Overview
This award is given in even number years to recognize a senior scientist, clinician, or educator who has made significant contributions to the understanding of the musculoskeletal system and musculoskeletal diseases and injuries.
The award winner is selected through a two-step process. The University of Iowa nominating committee, made up of department leadership, past awardees, and society presidents, solicits and reviews nominations of internationally recognized orthopaedic leaders, giving strong consideration to women and underrepresented minorities. From this review, 3–5 nominees are recommended to the ORS presidential line, which makes the final selection.
Named for Arthur Steindler, MD, orthopaedic surgeon, scientist and teacher, the Award is given every other year to recognize senior scientists, clinicians and educators who, throughout their professional lifetime, have made significant contributions– nationally and internationally–to the understanding of the musculoskeletal system and musculoskeletal diseases and injuries. The awardee must have started their professional careers outside the US, and have advanced their specialty throughout the world. The selection is made by the Board of Directors of the ORS upon recommendation of the ORS President.
About Arthur Steindler, MD

Born in 1878, Arthur Steindler was raised in Vienna and immigrated to the United States in 1907 after completing medical training at the University of Vienna. Before coming to the UI in 1913, Steindler practiced at the Chicago Home for Crippled Children and taught at the Drake Medical School in Des Moines.
Steindler was instrumental in the passage of two Iowa laws that significantly altered the state’s health care landscape: the 1915 Perkins Act, which authorized state payment for medical treatment at UI Hospitals and Clinics for children younger than 16, and the 1919 Haskell-Claus Act, which extended state-supported medical care at UI Hospitals to all indigent adults. When construction on the new Children’s Hospital of Iowa was completed in 1920, Steindler became chief surgeon and was put in charge of the growing orthopaedic surgery service. When the Children’s Hospital of Iowa moved to newer facilities in 1978, the original building was renamed the Steindler Building.

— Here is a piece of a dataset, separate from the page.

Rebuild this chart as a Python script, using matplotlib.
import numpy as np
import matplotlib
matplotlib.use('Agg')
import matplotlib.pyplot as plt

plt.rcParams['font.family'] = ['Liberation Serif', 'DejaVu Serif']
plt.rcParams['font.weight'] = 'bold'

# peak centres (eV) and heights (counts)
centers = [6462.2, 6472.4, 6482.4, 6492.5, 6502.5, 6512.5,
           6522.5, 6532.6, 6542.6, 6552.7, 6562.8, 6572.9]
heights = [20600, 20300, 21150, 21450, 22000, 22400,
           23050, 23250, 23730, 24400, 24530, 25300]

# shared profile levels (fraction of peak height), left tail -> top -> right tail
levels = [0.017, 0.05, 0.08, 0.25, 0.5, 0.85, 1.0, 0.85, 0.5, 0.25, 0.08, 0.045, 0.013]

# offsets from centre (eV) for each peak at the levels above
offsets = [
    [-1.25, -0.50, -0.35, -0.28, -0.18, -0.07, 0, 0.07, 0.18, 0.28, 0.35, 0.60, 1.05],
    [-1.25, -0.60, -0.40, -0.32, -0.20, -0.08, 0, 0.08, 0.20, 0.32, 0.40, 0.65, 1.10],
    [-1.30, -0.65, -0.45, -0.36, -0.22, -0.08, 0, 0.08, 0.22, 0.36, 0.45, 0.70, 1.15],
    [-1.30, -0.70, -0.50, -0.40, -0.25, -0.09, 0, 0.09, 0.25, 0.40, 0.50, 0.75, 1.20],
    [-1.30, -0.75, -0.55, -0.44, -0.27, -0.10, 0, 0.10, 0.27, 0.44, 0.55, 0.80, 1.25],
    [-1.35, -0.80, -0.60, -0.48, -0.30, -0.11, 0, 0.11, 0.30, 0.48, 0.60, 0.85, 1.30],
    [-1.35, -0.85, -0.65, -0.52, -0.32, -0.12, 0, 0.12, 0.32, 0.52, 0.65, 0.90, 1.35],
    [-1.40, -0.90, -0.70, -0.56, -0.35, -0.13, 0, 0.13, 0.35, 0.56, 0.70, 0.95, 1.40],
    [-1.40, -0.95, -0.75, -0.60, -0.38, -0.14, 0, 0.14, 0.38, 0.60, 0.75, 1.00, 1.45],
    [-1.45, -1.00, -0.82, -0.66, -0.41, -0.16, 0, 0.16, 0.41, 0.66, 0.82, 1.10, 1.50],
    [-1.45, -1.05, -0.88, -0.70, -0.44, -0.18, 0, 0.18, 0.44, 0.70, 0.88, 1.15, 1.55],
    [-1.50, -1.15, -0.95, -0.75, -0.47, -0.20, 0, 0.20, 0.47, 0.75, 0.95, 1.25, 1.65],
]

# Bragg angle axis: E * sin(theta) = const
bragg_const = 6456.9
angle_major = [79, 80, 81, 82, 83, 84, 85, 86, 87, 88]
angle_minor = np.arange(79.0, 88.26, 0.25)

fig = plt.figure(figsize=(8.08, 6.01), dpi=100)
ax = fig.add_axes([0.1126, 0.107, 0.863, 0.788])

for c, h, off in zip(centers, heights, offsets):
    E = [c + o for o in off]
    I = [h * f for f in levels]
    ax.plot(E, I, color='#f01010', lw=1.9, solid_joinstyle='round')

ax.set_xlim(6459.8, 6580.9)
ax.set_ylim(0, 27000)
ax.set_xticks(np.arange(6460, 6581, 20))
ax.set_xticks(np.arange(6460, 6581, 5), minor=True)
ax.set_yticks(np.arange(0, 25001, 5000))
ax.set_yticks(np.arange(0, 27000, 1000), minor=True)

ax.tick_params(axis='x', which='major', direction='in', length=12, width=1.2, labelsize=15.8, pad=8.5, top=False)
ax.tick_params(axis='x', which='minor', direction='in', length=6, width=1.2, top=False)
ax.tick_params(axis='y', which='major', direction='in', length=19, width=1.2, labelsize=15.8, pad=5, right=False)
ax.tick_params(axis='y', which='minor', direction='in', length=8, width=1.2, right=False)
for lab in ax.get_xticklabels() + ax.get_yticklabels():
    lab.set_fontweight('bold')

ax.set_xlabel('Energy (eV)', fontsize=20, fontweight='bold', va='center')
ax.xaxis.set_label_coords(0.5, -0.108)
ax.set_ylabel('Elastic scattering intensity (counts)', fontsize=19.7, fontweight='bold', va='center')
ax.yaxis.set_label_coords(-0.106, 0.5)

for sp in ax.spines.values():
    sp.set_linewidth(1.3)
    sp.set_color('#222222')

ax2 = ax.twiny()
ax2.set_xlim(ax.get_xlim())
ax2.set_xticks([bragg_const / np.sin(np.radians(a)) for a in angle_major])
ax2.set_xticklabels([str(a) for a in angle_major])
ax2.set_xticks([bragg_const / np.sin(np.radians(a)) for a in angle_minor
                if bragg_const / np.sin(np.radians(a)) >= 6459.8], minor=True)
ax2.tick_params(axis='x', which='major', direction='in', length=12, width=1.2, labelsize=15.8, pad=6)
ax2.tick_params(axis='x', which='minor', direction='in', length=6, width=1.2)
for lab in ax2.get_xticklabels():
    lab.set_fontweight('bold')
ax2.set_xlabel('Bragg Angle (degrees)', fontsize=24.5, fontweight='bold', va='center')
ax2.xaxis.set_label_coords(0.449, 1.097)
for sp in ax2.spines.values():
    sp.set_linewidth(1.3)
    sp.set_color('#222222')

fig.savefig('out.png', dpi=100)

Steindler was acknowledged by his peers as a pioneer in clinical and research advances in orthopaedic surgery and rehabilitation. He also championed the incorporation of an emphasis on basic sciences and the natural history of diseases into orthopaedics education for medical students and in the training of orthopaedics residents. His research studies and medical textbooks were widely published and used by generations of medical students and residents nationwide.

2026 Arthur Steindler, MD Award Recipient
Walter Herzog, PhD
Dr. Walter Herzog did his undergraduate training in Physical Education at the Federal Technical Institute in Zurich, Switzerland (1979), completed his doctoral research in Biomechanics at the University of Iowa (USA) in 1985, and completed postdoctoral fellowships in Neuroscience and Biomechanics in Calgary, Canada in 1987.
Currently, he is a Professor of Biomechanics with appointments in Kinesiology, Medicine, Engineering, and Veterinary Medicine, holds the Dr. Benno Nigg Chair in Biomechanics, Mobility and Longevity. He was the Canada Research Chair for Cellular and Molecular Biomechanics from 2001 to 2022 and the Killam Memorial Chair for Inter-Disciplinary Research from 2011 to 2021 at the University of Calgary.
His research interests are in musculoskeletal biomechanics with emphasis on mechanisms of muscle contraction focusing on the role of the structural protein titin, and the biomechanics of joints focusing on mechanisms of onset and progression of osteoarthritis.
Dr. Herzog is the recipient of the Borelli Award from the American Society of Biomechanics, the Career Award from the Canadian Society for Biomechanics, the Dyson Award from the International Society of Biomechanics in Sports, the Muybridge Award from the International Society of Biomechanics, and received the Killam Prize in Engineering from the Canada Council for the Arts for his contributions to biomedical research. He is the past president of the International, American and Canadian Societies for Biomechanics. He was inducted into the Royal Society of Canada in 2013.